Although it is often simplest to consider magnetic materials such as bar magnets as having two monopoles of electric charge, this model is unsuccessful at describing the behavior within a magnet. Additionally, monopoles have never actually been observed. Rather, monopoles are hypothetical particles. Interestingly, the existence of monopoles has been postulated by theoretical physics, and the existence and nature of monopoles has been an active open question in science.
A second model with which one might consider magnetic dipoles is that of current loops. Hans Christian Oersted discovered in 1820 that a closed electric circuit, or closed loop of current, generates a magnetic field. He did this by placing an electrically charged wire near a compass and noticing that the compass needle moved. The current loop was creating a magnetic field that influenced the magnetic needle, or dipole, within the compass. The dipole of a magnetic material such as a bar magnet can be modeled by envisioning the structure as being filled with small current loops. Models using these current loops do predict the behavior within magnetic materials with great success.

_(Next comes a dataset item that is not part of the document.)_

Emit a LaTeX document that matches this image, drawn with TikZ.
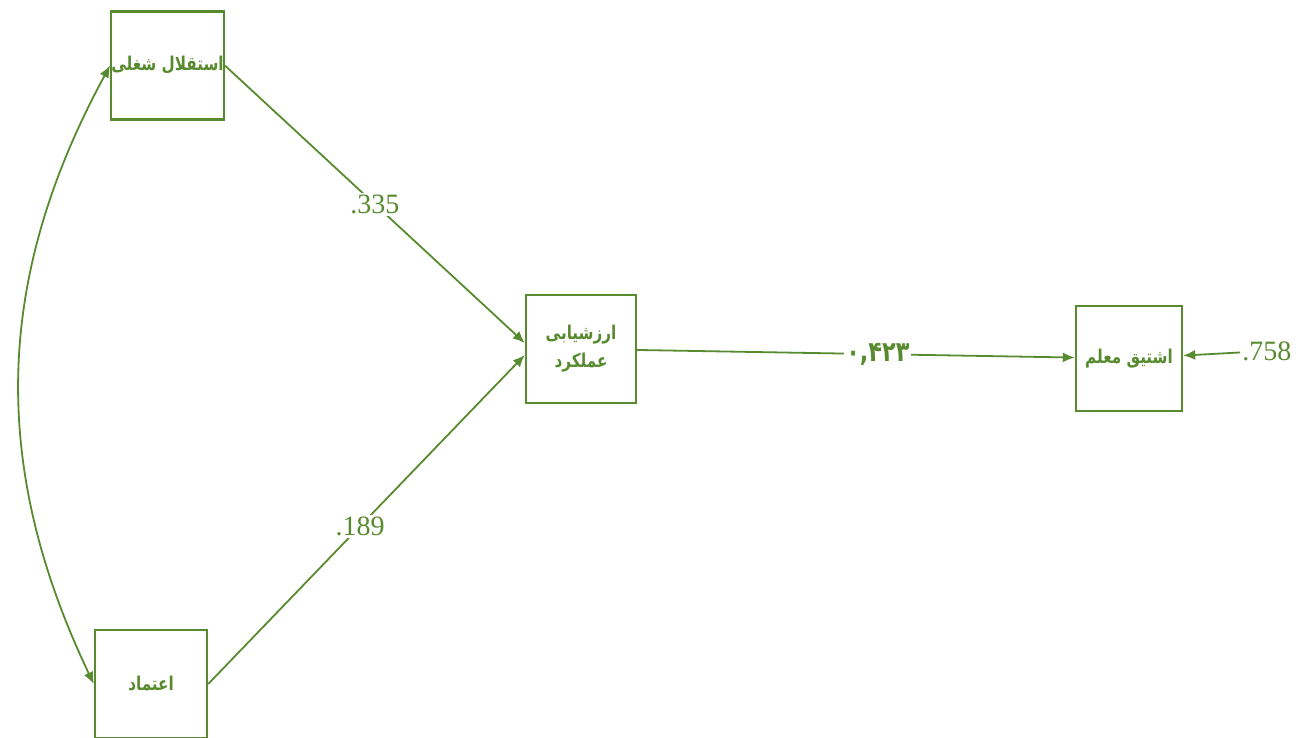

The strength of a dipole is measured as the magnetic dipole moment. The moment is a vector, meaning it has a magnitude, or size, as well as a direction. When considering magnetic poles, such as those in a bar magnet, the magnetic moment (m) is defined as the strength of the poles (p) multiplied by the distance between the poles (L), which can be represented by the equation m = pL. The direction of the moment points from the south pole of the magnet to its north pole.
The magnetic moment also can be defined for a magnetic dipole created by an electric current. In this case, the magnetic moment is equal to the current (I) multiplied by the area within the current loop (s), which can be represented by the equation m = Is. The direction of this moment can be determined by the right-hand rule. To use this rule, a person holds his or her right hand to the front and lets his or her fingers curve or close into a fist in the same direction as the current. The person's right thumb, if held straight, will point in the direction of the magnetic dipole moment.